Hi Allistar,
I'd do something similar but rather than create an executable I'd create a .net assembly, which I would consume directly into JADE using the JADE .net class library feature, as this can also receive .net events, I would design my wrapper assembly to invoke an event when the reading takes place, then once consumed into JADE I would implement the event. I've used this approach in the past when working with 3rd party telephony software and found it to be a very straight forward approach.
This design means you can hide the implementation of talking to the hardware (a bonus if the comms is quite low level) away from JADE as well as design a domain api that uses native JADE to connect rather than tcip or flat files.
You would also need operations to start and stop reading, but it should be simple enough.
- Dr Danyo.
From what I'm reading each of the 60 workstations has it's own scales which are plugged into the COM port of that workstation. Using another Jade process per workstation will consume another CP, and cause an increase in licensing costs.
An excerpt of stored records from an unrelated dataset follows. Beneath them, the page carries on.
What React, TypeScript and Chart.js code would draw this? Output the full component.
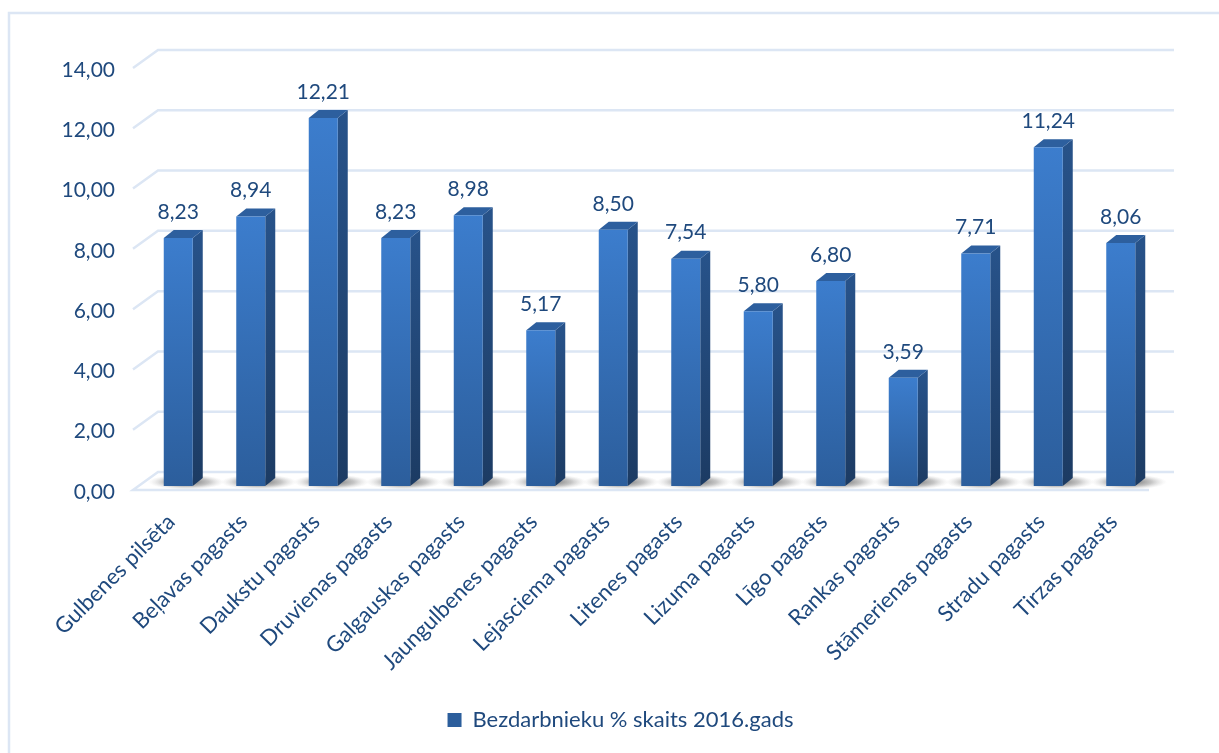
import React, { useEffect, useRef } from "react";
import { Chart, registerables } from "chart.js";

Chart.register(...registerables);

const categories = [
  "Gulbenes pilsēta", "Beļavas pagasts", "Daukstu pagasts", "Druvienas pagasts", "Galgauskas pagasts",
  "Jaungulbenes pagasts", "Lejasciema pagasts", "Litenes pagasts", "Lizuma pagasts", "Līgo pagasts",
  "Rankas pagasts", "Stāmerienas pagasts", "Stradu pagasts", "Tirzas pagasts",
];
const values = [8.23, 8.94, 12.21, 8.23, 8.98, 5.17, 8.5, 7.54, 5.8, 6.8, 3.59, 7.71, 11.24, 8.06];
const seriesName = "Bezdarbnieku % skaits 2016.gads";

const FONT = "Lato, Carlito, sans-serif";
const TEXT = "#1f497d";
const GRID = "#dce6f4";
const DX = 10, DY = 8;          // bar depth
const WX = 25, WUP = 14, WDN = 4; // wall offset
const comma = (v: number) => v.toFixed(2).replace(".", ",");

const scene = {
  id: "scene",
  beforeDatasetsDraw(c: any) {
    const g = c.ctx, y = c.scales.y, a = c.chartArea;
    g.save();
    g.strokeStyle = GRID; g.lineWidth = 2.5;
    g.beginPath(); g.moveTo(1219, 13); g.lineTo(9, 13); g.lineTo(9, 753); g.stroke();
    const fx = a.left - 9, bx = fx + WX, rx = a.right + 17;
    y.ticks.forEach((t: any) => {
      const p = y.getPixelForValue(t.value);
      g.beginPath();
      if (t.value === 0) {
        g.moveTo(rx - WX, p + WDN); g.lineTo(fx, p + WDN); g.lineTo(bx, p - WUP); g.lineTo(rx, p - WUP);
      } else {
        g.moveTo(fx, p + WDN); g.lineTo(bx, p - WUP); g.lineTo(rx, p - WUP);
      }
      g.stroke();
    });
    const meta = c.getDatasetMeta(0);
    meta.data.forEach((b: any) => {
      const l = b.x - b.width / 2, r = b.x + b.width / 2;
      const base = b.base, top = b.y;
      g.save();
      g.translate(b.x + 8, base - 4);
      g.scale(1, 0.2);
      const rg = g.createRadialGradient(0, 0, 0, 0, 0, 38);
      rg.addColorStop(0, "rgba(60,60,60,0.8)");
      rg.addColorStop(0.6, "rgba(110,110,110,0.4)");
      rg.addColorStop(1, "rgba(190,190,190,0)");
      g.fillStyle = rg;
      g.beginPath(); g.arc(0, 0, 38, 0, Math.PI * 2); g.fill();
      g.restore();
      const sg = g.createLinearGradient(0, top, 0, base);
      sg.addColorStop(0, "#275289"); sg.addColorStop(1, "#1c3b63");
      g.fillStyle = sg;
      g.beginPath();
      g.moveTo(r, top); g.lineTo(r + DX, top - DY); g.lineTo(r + DX, base - DY); g.lineTo(r, base); g.closePath(); g.fill();
      g.fillStyle = "#2d5f9e";
      g.beginPath();
      g.moveTo(l, top); g.lineTo(l + DX, top - DY); g.lineTo(r + DX, top - DY); g.lineTo(r, top); g.closePath(); g.fill();
    });
    g.restore();
  },
  afterDatasetsDraw(c: any) {
    const g = c.ctx, meta = c.getDatasetMeta(0);
    g.save();
    g.font = `21px ${FONT}`; g.fillStyle = TEXT; g.textAlign = "center"; g.textBaseline = "middle";
    meta.data.forEach((b: any, i: number) => g.fillText(comma(values[i]), b.x, b.y - 26));
    g.restore();
  },
};

export default function App() {
  const ref = useRef<HTMLCanvasElement>(null);
  useEffect(() => {
    document.body.style.margin = "0";
    document.body.style.background = "#fff";
    const chart = new Chart(ref.current!, {
      type: "bar",
      plugins: [scene],
      data: {
        labels: categories,
        datasets: [{
          label: seriesName,
          data: values,
          categoryPercentage: 1,
          barPercentage: 0.4,
          borderWidth: 0,
          backgroundColor: (ctx: any) => {
            const c = ctx.chart, a = c.chartArea, y = c.scales?.y;
            if (!a || !y || ctx.dataIndex === undefined) {
              const lg = c.ctx.createLinearGradient(0, 712, 0, 730);
              lg.addColorStop(0, "#3b7bcb"); lg.addColorStop(1, "#2c5f9e");
              return lg;
            }
            const lg = c.ctx.createLinearGradient(0, y.getPixelForValue(values[ctx.dataIndex]), 0, a.bottom);
            lg.addColorStop(0, "#3c7dcd"); lg.addColorStop(1, "#2c5e9c");
            return lg;
          },
        }],
      },
      options: {
        responsive: false,
        animation: false,
        layout: { padding: { left: 22, right: 0, top: 64, bottom: 12 } },
        plugins: {
          tooltip: { enabled: false },
          legend: {
            position: "bottom",
            labels: { font: { family: FONT, size: 22 }, color: TEXT, boxWidth: 14, boxHeight: 14, padding: 10 },
          },
        },
        scales: {
          x: {
            grid: { display: false }, border: { display: false },
            afterFit: (s: any) => { s.height = 213; },
            ticks: {
              autoSkip: false, maxRotation: 45, minRotation: 45, padding: 15, labelOffset: -7,
              font: { family: FONT, size: 22 }, color: TEXT,
            },
          },
          y: {
            min: 0, max: 14,
            grid: { display: false, drawTicks: false }, border: { display: false },
            afterFit: (s: any) => { s.width = 120; },
            ticks: {
              stepSize: 2, padding: 27, labelOffset: 6,
              font: { family: FONT, size: 21 }, color: TEXT,
              callback: (v: any) => comma(Number(v)),
            },
          },
          pad: {
            position: "right",
            grid: { display: false }, border: { display: false },
            ticks: { display: false },
            afterFit: (s: any) => { s.width = 62; },
          },
        },
      } as any,
    });
    return () => chart.destroy();
  }, []);
  return <canvas ref={ref} width={1219} height={753} style={{ display: "block" }} />;
}
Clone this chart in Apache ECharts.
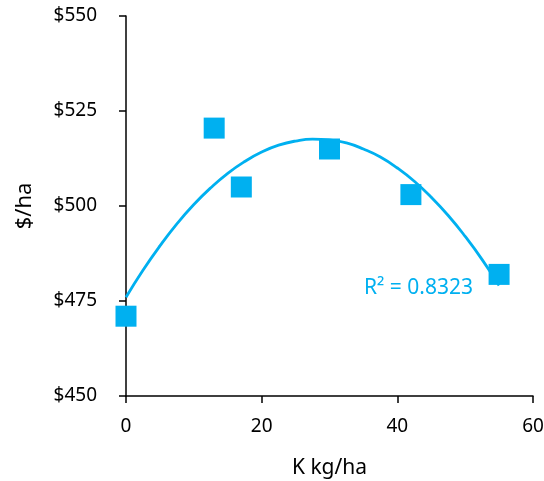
<!DOCTYPE html>
<html>
<head>
<meta charset="utf-8">
<script src="https://cdn.jsdelivr.net/npm/echarts@6/dist/echarts.min.js"></script>
<style>
  html, body { margin: 0; padding: 0; background: #fff; }
  #chart { width: 544px; height: 481px; }
</style>
</head>
<body>
<div id="chart"></div>
<script>
    // measured points
    var kRate = [0, 13, 17, 30, 42, 55];
    var returns = [471, 520.5, 505, 515, 503, 482];
    // trendline
    var trendX = [0, 2.5, 5, 7.5, 10, 12.5, 15, 17.5, 20, 22.5, 25, 27.5, 30, 32.5, 35, 37.5, 40, 42.5, 45, 47.5, 50, 52.5, 55];
    var trendY = [476, 483.1, 489.5, 495.3, 500.4, 504.8, 508.6, 511.7, 514.2, 516, 517.1, 517.6, 517.4, 516.6, 515, 512.9, 510, 506.5, 502.3, 497.5, 492, 485.9, 479.1];
    var rSquared = 'R² = 0.8323';

    var blue = '#00B0F0';
    var font = 'Noto Sans';

    var pts = kRate.map(function(x, i) { return [x, returns[i]]; });
    var trend = trendX.map(function(x, i) { return [x, trendY[i]]; });

    var option = {
        animation: false,
        grid: { left: 126, right: 11, top: 16, bottom: 85, outerBoundsMode: 'none' },
        xAxis: {
            type: 'value',
            min: 0, max: 60, interval: 20,
            name: 'K kg/ha',
            nameLocation: 'middle',
            nameGap: 62,
            nameTextStyle: { color: '#000', fontSize: 21, fontFamily: font },
            axisLine: { onZero: false, lineStyle: { color: '#000', width: 1.5 } },
            axisTick: { show: true, length: 7, lineStyle: { color: '#000', width: 1.5 } },
            axisLabel: { color: '#000', fontSize: 19, fontFamily: font, margin: 21 },
            splitLine: { show: false }
        },
        yAxis: {
            type: 'value',
            min: 450, max: 550, interval: 25,
            name: '$/ha',
            nameLocation: 'middle',
            nameGap: 90,
            nameTextStyle: { color: '#000', fontSize: 22, fontFamily: font },
            axisLine: { show: true, lineStyle: { color: '#000', width: 1.5 } },
            axisTick: { show: true, length: 7, lineStyle: { color: '#000', width: 1.5 } },
            axisLabel: {
                color: '#000', fontSize: 19, fontFamily: font, margin: 29,
                formatter: function(v) { return '$' + v; }
            },
            splitLine: { show: false }
        },
        series: [
            {
                type: 'line',
                data: trend,
                smooth: true,
                symbol: 'none',
                lineStyle: { color: blue, width: 2.8 },
                z: 2
            },
            {
                type: 'scatter',
                data: pts,
                symbol: 'rect',
                symbolSize: 21,
                itemStyle: { color: blue, opacity: 1 },
                z: 3
            }
        ],
        graphic: [
            {
                type: 'text',
                left: 364,
                top: 278,
                style: { text: rSquared, fill: blue, fontSize: 21, fontFamily: font }
            }
        ]
    };
    var myChart = echarts.init(document.getElementById('chart'));
    myChart.setOption(option);
</script>
</body>
</html>
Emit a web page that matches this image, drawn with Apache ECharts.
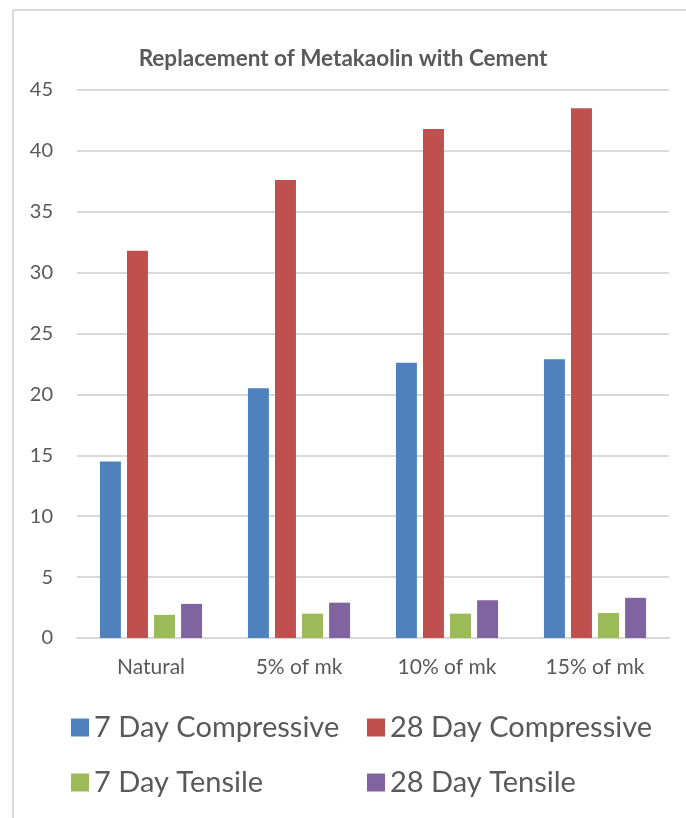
<!DOCTYPE html>
<html>
<head>
<meta charset="utf-8">
<script src="https://cdn.jsdelivr.net/npm/echarts@6/dist/echarts.min.js"></script>
<style>
  html, body { margin: 0; padding: 0; background: #ffffff; }
  #chart { width: 686px; height: 818px; }
</style>
</head>
<body>
<div id="chart"></div>
<script>
// Mix designs along the x axis
const categories = ['Natural', '5% of mk', '10% of mk', '15% of mk'];

// Strength results (N/mm²)
const compressive7 = [14.5, 20.5, 22.6, 22.9];
const compressive28 = [31.8, 37.6, 41.8, 43.5];
const tensile7 = [1.9, 2.0, 2.0, 2.05];
const tensile28 = [2.8, 2.9, 3.1, 3.3];

const seriesNames = ['7 Day Compressive', '28 Day Compressive', '7 Day Tensile', '28 Day Tensile'];
const seriesColors = ['#4f81bd', '#c0504d', '#9bbb59', '#8064a2'];
const seriesData = [compressive7, compressive28, tensile7, tensile28];

const textGray = '#595959';
const lineGray = '#d9d9d9';
const fontFamily = 'Lato, "Open Sans", sans-serif';

const chart = echarts.init(document.getElementById('chart'), null, { renderer: 'canvas' });

const legendText = { color: textGray, fontSize: 29, fontFamily: fontFamily };

chart.setOption({
  backgroundColor: '#ffffff',
  animation: false,
  title: {
    text: 'Replacement of Metakaolin with Cement',
    left: 'center',
    top: 42,
    textStyle: { color: textGray, fontSize: 22.5, fontWeight: 'bold', fontFamily: fontFamily }
  },
  graphic: [
    // chart frame (left and top edges)
    { type: 'line', shape: { x1: 13, y1: 10, x2: 13, y2: 818 }, style: { stroke: lineGray, lineWidth: 2 } },
    { type: 'line', shape: { x1: 13, y1: 10, x2: 686, y2: 10 }, style: { stroke: lineGray, lineWidth: 2 } }
  ],
  legend: [
    {
      data: [seriesNames[0], seriesNames[2]],
      orient: 'vertical',
      left: 66,
      top: 708,
      itemWidth: 18,
      itemHeight: 18,
      itemGap: 26,
      icon: 'rect',
      textStyle: legendText
    },
    {
      data: [seriesNames[1], seriesNames[3]],
      orient: 'vertical',
      left: 362,
      top: 708,
      itemWidth: 18,
      itemHeight: 18,
      itemGap: 26,
      icon: 'rect',
      textStyle: legendText
    }
  ],
  grid: { left: 77, right: 17, top: 90, bottom: 180, containLabel: false },
  xAxis: {
    type: 'category',
    data: categories,
    axisLine: { lineStyle: { color: lineGray, width: 2 } },
    axisTick: { show: false },
    axisLabel: { color: textGray, fontSize: 21, fontFamily: fontFamily, margin: 19 }
  },
  yAxis: {
    type: 'value',
    min: 0,
    max: 45,
    interval: 5,
    axisLine: { show: false },
    axisTick: { show: false },
    splitLine: { lineStyle: { color: lineGray, width: 2 } },
    axisLabel: { color: textGray, fontSize: 20, fontFamily: fontFamily, margin: 24 }
  },
  series: seriesNames.map((name, i) => ({
    name: name,
    type: 'bar',
    data: seriesData[i],
    barGap: '29%',
    barCategoryGap: '31%',
    itemStyle: { color: seriesColors[i] }
  }))
});
</script>
</body>
</html>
An alternative is to not use JADE to read the COM port. Use an executable (developed in your language of choice. C+, C# or whatever). This reads the COM port and then communicates this back to a single JADE process running on the database server. This in turn sends an event to the client workstation telling it that there is a new reading. The external app could communicate with the single Jade server process using either TCP/IP or something nasty like file I/O which the process running on the database server polls. How effective these solutions are depend on how realtime you want the weight information updated to the client. This shoud save JADE license costs though.